You will rehearse the scene and determine where the “in” to the stunt happens, so the audience sees the actor’s face.
FIGURE 12-1 Bethany, stunt coordinator Shauna Duggins, and actors Dave Annable (“Justin Walker”) and Christopher J. Hanke (“Marcus”) preparing for the fight on the set of Brothers & Sisters. (Brothers & Sisters trademarks and copyrighted material have been used with the permission of ABC Studios.)
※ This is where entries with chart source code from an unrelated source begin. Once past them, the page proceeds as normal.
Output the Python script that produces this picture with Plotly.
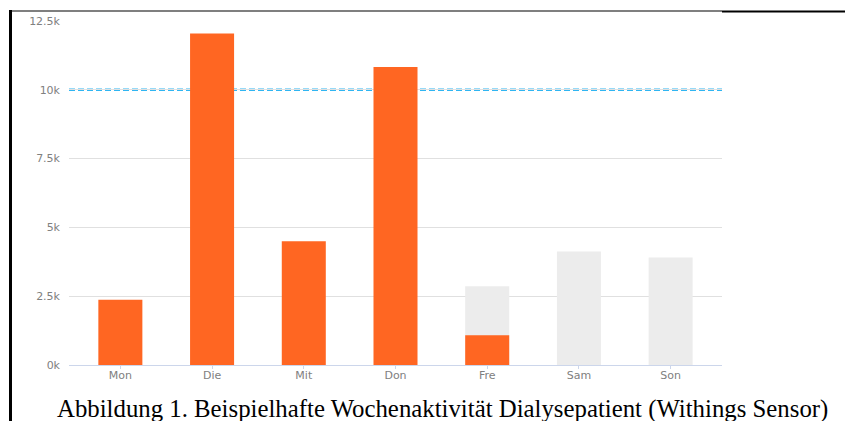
import plotly.graph_objects as go

# Weekly step counts (thousands of steps shown as "k")
days = ["Mon", "Die", "Mit", "Don", "Fre", "Sam", "Son"]
steps_done = [2370, 12050, 4500, 10830, 1080, None, None]
steps_expected = [None, None, None, None, 2860, 4120, 3910]
goal = 10000

y_tickvals = [0, 2500, 5000, 7500, 10000, 12500]
y_ticktext = ["0k", "2.5k", "5k", "7.5k", "10k", "12.5k"]

caption = "Abbildung 1. Beispielhafte Wochenaktivität Dialysepatient (Withings Sensor)"

W, H = 845, 421
L, R, T, B = 69, 123, 21, 56
pw, ph = W - L - R, H - T - B


def px_x(x):
    return (x - L) / pw


def px_y(y):
    return (H - B - y) / ph


fig = go.Figure()
fig.add_trace(go.Bar(x=days, y=steps_expected, marker=dict(color="#ececec", line_width=0),
                     width=0.48, hoverinfo="skip"))
fig.add_trace(go.Bar(x=days, y=steps_done, marker=dict(color="#ff6622", line_width=0),
                     width=0.48))

# daily goal line
fig.add_shape(type="line", xref="paper", x0=0, x1=1, yref="y", y0=goal, y1=goal,
              line=dict(color="#2fb5f2", width=2.4, dash="6px,3px"), layer="between")

# frame lines around the figure
fig.add_shape(type="line", xref="paper", yref="paper", x0=px_x(10.5), x1=px_x(10.5),
              y0=px_y(10), y1=px_y(425), line=dict(color="black", width=3))
fig.add_shape(type="line", xref="paper", yref="paper", x0=px_x(9), x1=px_x(722),
              y0=px_y(11), y1=px_y(11), line=dict(color="black", width=1.2))
fig.add_shape(type="line", xref="paper", yref="paper", x0=px_x(722), x1=px_x(846),
              y0=px_y(11.5), y1=px_y(11.5), line=dict(color="black", width=2.2))

fig.add_annotation(text=caption, xref="paper", yref="paper", x=px_x(442), y=px_y(408.5),
                   xanchor="center", yanchor="middle", showarrow=False,
                   font=dict(family="Liberation Serif", size=24.8, color="black"))

fig.update_layout(
    width=W, height=H, margin=dict(l=L, r=R, t=T, b=B, pad=0),
    paper_bgcolor="white", plot_bgcolor="white",
    barmode="overlay", showlegend=False,
    font=dict(family="DejaVu Sans", size=11, color="#808080"),
    xaxis=dict(range=[-0.56, 6.56], showgrid=False, showline=True, linecolor="#ccd6eb",
               linewidth=1, ticks="outside", ticklen=3, tickcolor="#ccd6eb",
               ticklabelstandoff=-3,
               tickfont=dict(size=11, color="#808080"), zeroline=False, fixedrange=True),
    yaxis=dict(range=[0, 12500], tickvals=y_tickvals, ticktext=y_ticktext,
               showgrid=True, gridcolor="#e0e0e0", gridwidth=1, zeroline=False,
               showline=False, ticks="", ticklabelstandoff=8,
               tickfont=dict(size=11, color="#808080"), fixedrange=True),
)

fig.write_html("out.html")
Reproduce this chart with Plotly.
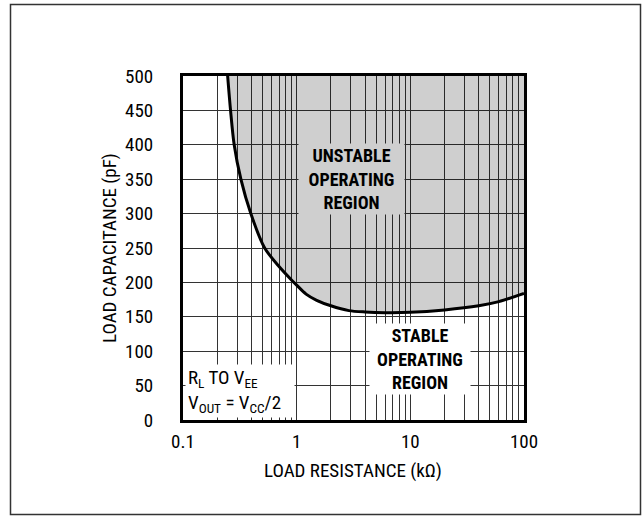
import plotly.graph_objects as go

# data
res_kohm = [0.247, 0.262, 0.282, 0.323, 0.395, 0.523, 0.7, 0.9, 1.0, 1.21, 1.5, 2.0, 2.88, 4.0, 6.0, 10, 20, 40, 60, 100]
cap_pf = [500, 450, 400, 350, 300, 250, 223, 203.5, 196, 183, 174, 166, 159, 157, 156, 156.5, 160, 166, 172, 184]
top_pf = [500] * len(res_kohm)

x_major = [0.1, 1, 10, 100]
x_major_text = ["0.1", "1", "10", "100"]
x_minor = [m * 10 ** e for e in (-1, 0, 1) for m in range(2, 10)]
y_tickvals = list(range(0, 501, 50))

FONT = "Liberation Sans Narrow, Arial Narrow, Roboto Condensed, sans-serif"
FILL = "rgba(0,0,0,0.19)"
FILL_SOLID = "#cfcfcf"
GRID = "#333"

fig = go.Figure()
fig.add_trace(go.Scatter(x=res_kohm, y=top_pf, mode="lines", line=dict(width=0),
                         hoverinfo="skip", showlegend=False))
fig.add_trace(go.Scatter(x=res_kohm, y=cap_pf, mode="lines", fill="tonexty", fillcolor=FILL,
                         line=dict(color="black", width=3, shape="spline", smoothing=0.8),
                         showlegend=False))

fig.update_xaxes(type="log", range=[-1, 2], tickvals=x_major, ticktext=x_major_text,
                 showgrid=True, gridcolor=GRID, gridwidth=1, ticks="",
                 minor=dict(tickvals=x_minor, showgrid=True, gridcolor=GRID, gridwidth=1, ticks=""),
                 showline=True, linecolor="black", linewidth=3, mirror=True,
                 ticklabelstandoff=2, zeroline=False, automargin=False,
                 tickfont=dict(size=19, color="black"))
fig.update_yaxes(range=[0, 500], tickvals=y_tickvals, showgrid=True, gridcolor=GRID, gridwidth=1,
                 ticks="", showline=True, linecolor="black", linewidth=3, mirror=True,
                 ticklabelstandoff=23, zeroline=False, automargin=False,
                 tickfont=dict(size=19, color="black"))

L, T, R, B = 183, 76, 524, 420
W, H = R - L, B - T

# axis titles
fig.add_annotation(xref="paper", yref="paper", x=(353 - L) / W, y=(B - 470) / H,
                   xanchor="center", yanchor="middle", showarrow=False,
                   text="LOAD RESISTANCE (kΩ)", font=dict(size=19, color="black", family=FONT))
fig.add_annotation(xref="paper", yref="paper", x=(109 - L) / W, y=0.5, textangle=-90,
                   xanchor="center", yanchor="middle", showarrow=False,
                   text="LOAD CAPACITANCE (pF)", font=dict(size=19, color="black", family=FONT))

fig.add_annotation(xref="paper", yref="paper", x=0.4956, y=0.7006, xanchor="center", yanchor="middle",
                   showarrow=False,
                   text="<b>UNSTABLE<br>OPERATING<br>REGION</b>", font=dict(size=18, color="black", family=FONT),
                   bgcolor=FILL_SOLID, width=101, height=66, borderpad=2, align="center")
fig.add_annotation(xref="paper", yref="paper", x=0.695, y=0.177, xanchor="center", yanchor="middle",
                   showarrow=False,
                   text="<b>STABLE<br>OPERATING<br>REGION</b>", font=dict(size=18, color="black", family=FONT),
                   bgcolor="white", width=96, height=66, borderpad=2, align="center")
fig.add_annotation(xref="paper", yref="paper", x=0.167, y=0.084, xanchor="center", yanchor="middle",
                   showarrow=False,
                   text="R<sub>L</sub> TO V<sub>EE</sub><br>V<sub>OUT</sub> = V<sub>CC</sub>/2",
                   font=dict(size=19, color="black", family=FONT),
                   bgcolor="white", width=104, height=48, borderpad=2, align="left")

fig.add_shape(type="rect", xref="paper", yref="paper",
              x0=(10.5 - L) / W, x1=(640.5 - L) / W, y0=(B - 514.5) / H, y1=(B - 4.5) / H,
              line=dict(color="#333", width=1.5), layer="below")

fig.update_layout(width=642, height=516, margin=dict(l=L, r=642 - R, t=T, b=516 - B),
                  paper_bgcolor="white", plot_bgcolor="white",
                  font=dict(family=FONT, color="black"))
fig.write_html("out.html", config={"displayModeBar": False},
               post_script="document.body.style.margin='0';document.body.style.overflow='hidden';")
FIGURE 12-2 Actors Dave Annable (“Justin Walker”) and Christopher J. Hanke (“Marcus”) performing on the set of Brothers & Sisters. (Brothers & Sisters trademarks and copyrighted material have been used with the permission of ABC Studios.)
SHOOTING A BIG GAG
Now let’s say your script reads something like, “The Ninth Battalion rolls into Tehran. A roadside bomb goes off, decimating the lead tank. Bodies fly through the air. Joe lands in some weeds, choking and crying, with half his leg gone.” It took the writer a minute to write that, and it may play on screen in about the same time, but a lot of planning and work will go into it, making sure that the story is told. You’ll have meetings that pull together the relevant departments: stunts, transportation, props, production design, special effects, visual effects, makeup. It all starts with what you want to see, and they will try to achieve your vision. The more specific you are, the better they can make it happen. If you say, “I need two full blocks of ‘Tehran,’ let’s make it a commercial district, small storefronts, dusty and defeated,” the production designer can get started on that. If you say, “We’ll make the explosion CGI (computer-generated imagery) but I want to see at least 30 chunks of ‘metal’ flying, doubled in rubber, ranging from two feet in diameter to six inches across, and the bodies can be weighted dummies,” the visual effects, special effects, and prop departments can begin their planning. If you say, “We’ll CGI the convoy, but I’ll need four real tanks for foreground,” the transportation coordinator can start looking. If you say, “I’ll need a total of 200 extras, 25 U.S. Army and 125 Iranian, make sure there are at least 15 children,” then your AD, c
ostume, and the extras casting people will begin their calls. If you say, “I’ll need to double Joe for the landing on the ground,” then stunts and costumes can get prepared. If you say, “We’ll CGI the leg wound but I want him covered with blood, oil, and dirt,” the makeup department knows what to do. And after the first meeting, you’ll have numerous individual department meetings to assess how they’re progressing with their assignments. And that’s for just one moment from your script—something that takes under a minute of screen time!
VISUAL EFFECTS (VFX)
Though visual effects are done in postproduction, you have to shoot the production elements properly in order to create the total effect you want. The visual effects supervisor will be on set during production to advise you. Very often, you are shooting the plate, or starting image, that will be manipulated in post. For example, let’s say you’re shooting an urban scene on the back lot of Universal Studios with the actors in foreground, and you want to show the skyline of Boston or New York or wherever in the background. You’ll need to shoot a plate that holds enough room in the top of the frame for the visual effects artists to add the skyline later.